EXERCISE GOAL
Retype the opening lines of the listing below, ending with the line that contains "300, 400, 500];", and leave out any pictures.

INFORMATION PROVIDED
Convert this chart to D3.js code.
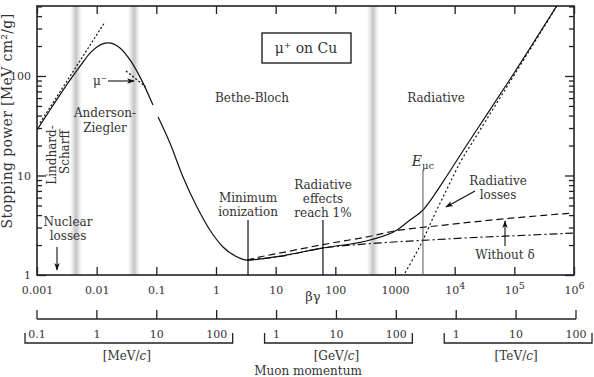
<!DOCTYPE html>
<html>
<head>
<meta charset="utf-8">
<script src="https://cdn.jsdelivr.net/npm/d3@7"></script>
<style>
  body { margin: 0; background: #fff; }
  svg { display: block; font-family: 'DejaVu Serif', serif; }
  .lbl { fill: #333; font-size: 12px; }
  .tick text { fill: #333; font-size: 11px; font-family: 'DejaVu Serif', serif; }
  .curve { fill: none; stroke: #111; stroke-width: 1.2; }
</style>
</head>
<body>
<svg id="chart" width="594" height="377"></svg>
<script>
// βγ axis and stopping-power axis
const bgTicks = [1e-3, 1e-2, 1e-1, 1, 10, 100, 1000, 1e4, 1e5, 1e6];
const bgLabels = ['0.001', '0.01', '0.1', '1', '10', '100', '1000', '10^4', '10^5', '10^6'];
const spMajor = [1, 10, 100];
const spMinor = [2, 3, 4, 5, 6, 7, 8, 9, 20, 30, 40, 50, 60, 70, 80, 90, 200, 300, 400, 500];

// muon momentum axis (GeV/c)
const pTicks = [1e-4, 1e-3, 1e-2, 1e-1, 1, 10, 100, 1e3, 1e4, 1e5];
const pLabels = ['0.1', '1', '10', '100', '1', '10', '100', '1', '10', '100'];
const pGroups = [
  { unit: 'MeV', from: 0, to: 3 },
  { unit: 'GeV', from: 4, to: 6 },
  { unit: 'TeV', from: 7, to: 9 }
];

// curves, [βγ, MeV cm2/g]
const totalLow = [[0.001, 28.7], [0.00165, 45.5], [0.00357, 91], [0.0055, 130], [0.00773, 170],
  [0.0101, 196], [0.0155, 215], [0.0246, 191], [0.0362, 145], [0.0532, 98], [0.0879, 51]];
const totalHigh = [[0.107, 38.7], [0.169, 21.2], [0.28, 9.66], [0.48, 4.82], [0.79, 2.83],
  [1.31, 1.91], [2.25, 1.52], [3.3, 1.41], [5.5, 1.45], [10.5, 1.53], [62, 1.87], [381, 2.25],
  [1079, 2.83], [1782, 3.57], [2944, 4.5], [4330, 6.1], [7430, 9.95], [12270, 15.9],
  [23650, 29], [94900, 103], [519000, 512]];
const withoutDelta = [[3.3, 1.41], [5.5, 1.52], [10.5, 1.64], [62, 2.02], [381, 2.45],
  [1079, 2.8], [3436, 3.04], [13770, 3.33], [64600, 3.66], [352000, 4.0], [960000, 4.2]];
const withDelta = [[3.3, 1.41], [10.5, 1.52], [62, 1.86], [560, 2.1], [3855, 2.25],
  [13770, 2.35], [183000, 2.52], [960000, 2.64]];
const radiative = [[1470, 1.05], [2944, 2.25], [4330, 3.74], [7430, 7.32], [12270, 13.4],
  [23650, 25.5], [94900, 97.7], [519000, 505]];
const lindhard = [[0.00112, 33.7], [0.0138, 349]];
const muMinus = [[0.031, 112], [0.066, 78]];

const bands = [0.0045, 0.0423, 428];
const minIon = 3.44, rad1pc = 62, emuc = 2944;

const svg = d3.select('#chart');
const frame = { left: 37, right: 574, top: 6, bottom: 275 };

const x = d3.scaleLog().domain([1e-3, 1e6]).range([frame.left, frame.right]);
const y = d3.scaleLog().domain([1, 505]).range([frame.bottom, frame.top]);
const xp = d3.scaleLog().domain([1e-4, 1e5]).range([37, 576]);

// grey region separators
const defs = svg.append('defs');
const grad = defs.append('linearGradient').attr('id', 'band');
grad.append('stop').attr('offset', '0%').attr('stop-color', '#d0d0d0').attr('stop-opacity', 0);
grad.append('stop').attr('offset', '50%').attr('stop-color', '#c4c4c4').attr('stop-opacity', 1);
grad.append('stop').attr('offset', '100%').attr('stop-color', '#d0d0d0').attr('stop-opacity', 0);
defs.append('clipPath').attr('id', 'plot')
  .append('rect').attr('x', frame.left).attr('y', frame.top)
  .attr('width', frame.right - frame.left).attr('height', frame.bottom - frame.top);
defs.append('marker').attr('id', 'ah').attr('viewBox', '0 0 10 10').attr('refX', 9).attr('refY', 5)
  .attr('markerWidth', 7).attr('markerHeight', 7).attr('orient', 'auto')
  .append('path').attr('d', 'M0,1.5L10,5L0,8.5L2.5,5Z').attr('fill', '#111');

svg.selectAll('.band').data(bands).enter().append('rect')
  .attr('x', d => x(d) - 6).attr('y', frame.top).attr('width', 12).attr('height', frame.bottom - frame.top)
  .attr('fill', 'url(#band)');

// axes
const bottomAxis = d3.axisBottom(x).tickValues(bgTicks).tickSizeInner(-8).tickSizeOuter(0).tickPadding(11)
  .tickFormat((d, i) => bgLabels[i]);
const gB = svg.append('g').attr('transform', `translate(0,${frame.bottom})`).call(bottomAxis);
gB.selectAll('.tick text').each(function(d, i) {
  const lab = bgLabels[i];
  if (lab.includes('^')) {
    const [b, e] = lab.split('^');
    const t = d3.select(this).text(null);
    t.append('tspan').text(b);
    t.append('tspan').attr('dy', '-0.5em').style('font-size', '9.5px').text(e);
  }
});
svg.append('g').attr('transform', `translate(0,${frame.top})`)
  .call(d3.axisTop(x).tickValues(bgTicks).tickSizeInner(-8).tickSizeOuter(0).tickFormat(''));

const leftAxis = d3.axisLeft(y).tickValues(spMajor.concat(spMinor)).tickSizeInner(-5).tickSizeOuter(0)
  .tickPadding(6).tickFormat(d => spMajor.includes(d) ? d : '');
const gL = svg.append('g').attr('transform', `translate(${frame.left},0)`).call(leftAxis);
gL.selectAll('.tick line').attr('x2', d => spMajor.includes(d) ? 9 : 5);
const gR = svg.append('g').attr('transform', `translate(${frame.right},0)`)
  .call(d3.axisRight(y).tickValues(spMajor.concat(spMinor)).tickSizeInner(-5).tickSizeOuter(0).tickFormat(''));
gR.selectAll('.tick line').attr('x2', d => spMajor.includes(d) ? -9 : -5);
svg.selectAll('.domain').remove();
svg.selectAll('.tick line').attr('stroke', '#222').attr('stroke-width', 1.3);

svg.append('rect').attr('x', frame.left).attr('y', frame.top)
  .attr('width', frame.right - frame.left).attr('height', frame.bottom - frame.top)
  .attr('fill', 'none').attr('stroke', '#222').attr('stroke-width', 1.6);

// curves
const line = d3.line().x(d => x(d[0])).y(d => y(d[1])).curve(d3.curveMonotoneX);
const plot = svg.append('g').attr('clip-path', 'url(#plot)');
function draw(data, dash) {
  plot.append('path').datum(data).attr('class', 'curve').attr('d', line)
    .attr('stroke-dasharray', dash || null);
}
draw(withDelta, '8,3,2,3');
draw(withoutDelta, '7,4');
draw(radiative, '2,2.5');
draw(lindhard, '2,2');
draw(muMinus, '2,2');
draw(totalLow);
draw(totalHigh);

// marker lines
function vline(v, y1, w, c) {
  svg.append('line').attr('x1', x(v)).attr('x2', x(v)).attr('y1', y1).attr('y2', frame.bottom)
    .attr('stroke', c || '#111').attr('stroke-width', w || 1.2);
}
vline(minIon, 220);
vline(rad1pc, 220);
vline(emuc, 170, 1, '#555');

// labels
function label(txt, px, py, opts = {}) {
  const t = svg.append('text').attr('class', 'lbl').attr('x', px).attr('y', py)
    .attr('text-anchor', opts.anchor || 'middle').text(txt);
  if (opts.size) t.style('font-size', opts.size);
  if (opts.rotate) t.attr('transform', `rotate(-90,${px},${py})`);
  return t;
}
label('Bethe-Bloch', 252, 102);
label('Radiative', 436, 102);
label('Anderson-', 105, 117);
label('Ziegler', 105, 132);
label('Minimum', 248, 202);
label('ionization', 248, 216);
label('Radiative', 323, 189);
label('effects', 323, 203);
label('reach 1%', 323, 217);
label('Radiative', 498, 185);
label('losses', 498, 199);
label('Without δ', 505, 259);
label('Nuclear', 68, 226);
label('losses', 68, 240);
label('Lindhard-', 56, 155, { rotate: true });
label('Scharff', 69, 152, { rotate: true });
label('μ⁻', 100, 85);

const emt = label('', 423, 166, { size: '14px' });
emt.append('tspan').attr('font-style', 'italic').text('E');
emt.append('tspan').style('font-size', '10px').attr('dy', 3).text('μc');

svg.append('rect').attr('x', 262).attr('y', 33).attr('width', 89).attr('height', 30)
  .attr('fill', '#fff').attr('stroke', '#222').attr('stroke-width', 1.4);
label('μ⁺ on Cu', 306, 53, { size: '14px' }).attr('fill', '#222');

// arrows
function arrow(x1, y1, x2, y2) {
  svg.append('line').attr('x1', x1).attr('y1', y1).attr('x2', x2).attr('y2', y2)
    .attr('stroke', '#111').attr('stroke-width', 1.1).attr('marker-end', 'url(#ah)');
}
arrow(108, 81, 134, 81);
arrow(57, 247, 57, 270);
arrow(475, 191, 446, 207);
arrow(505, 246, 505, 221);

// titles
label('βγ', 313, 301, { size: '13px' });
label('Stopping power [MeV cm²/g]', 12, 121, { size: '14px' }).attr('letter-spacing', 0.35)
  .attr('transform', 'rotate(-90,12,121)');

// momentum axis
const pY = 319;
svg.append('line').attr('x1', xp(pTicks[0])).attr('x2', xp(pTicks[pTicks.length - 1]))
  .attr('y1', pY).attr('y2', pY).attr('stroke', '#222').attr('stroke-width', 1.3);
svg.selectAll('.ptick').data(pTicks).enter().append('line')
  .attr('x1', d => xp(d)).attr('x2', d => xp(d)).attr('y1', pY).attr('y2', pY - 9)
  .attr('stroke', '#222').attr('stroke-width', 1.3);
svg.selectAll('.plab').data(pTicks).enter().append('text')
  .attr('class', 'lbl').style('font-size', '11px').attr('text-anchor', 'middle')
  .attr('x', d => xp(d)).attr('y', 338).text((d, i) => pLabels[i]);

const bY = 343;
pGroups.forEach(g => {
  const x1 = xp(pTicks[g.from]) - 12, x2 = xp(pTicks[g.to]) + 16;
  svg.append('path').attr('d', `M${x1},${bY - 10}V${bY}H${x2}V${bY - 10}`)
    .attr('fill', 'none').attr('stroke', '#222').attr('stroke-width', 1.3);
  const t = label('', (xp(pTicks[g.from]) + xp(pTicks[g.to])) / 2, 360);
  t.append('tspan').text(`[${g.unit}/`);
  t.append('tspan').attr('font-style', 'italic').text('c');
  t.append('tspan').text(']');
});
label('Muon momentum', 308, 375, { size: '12px' });
</script>
</body>
</html>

FINAL RESULT
Convert this chart to D3.js code.
<!DOCTYPE html>
<html>
<head>
<meta charset="utf-8">
<script src="https://cdn.jsdelivr.net/npm/d3@7"></script>
<style>
  body { margin: 0; background: #fff; }
  svg { display: block; font-family: 'DejaVu Serif', serif; }
  .lbl { fill: #333; font-size: 12px; }
  .tick text { fill: #333; font-size: 11px; font-family: 'DejaVu Serif', serif; }
  .curve { fill: none; stroke: #111; stroke-width: 1.2; }
</style>
</head>
<body>
<svg id="chart" width="594" height="377"></svg>
<script>
// βγ axis and stopping-power axis
const bgTicks = [1e-3, 1e-2, 1e-1, 1, 10, 100, 1000, 1e4, 1e5, 1e6];
const bgLabels = ['0.001', '0.01', '0.1', '1', '10', '100', '1000', '10^4', '10^5', '10^6'];
const spMajor = [1, 10, 100];
const spMinor = [2, 3, 4, 5, 6, 7, 8, 9, 20, 30, 40, 50, 60, 70, 80, 90, 200, 300, 400, 500];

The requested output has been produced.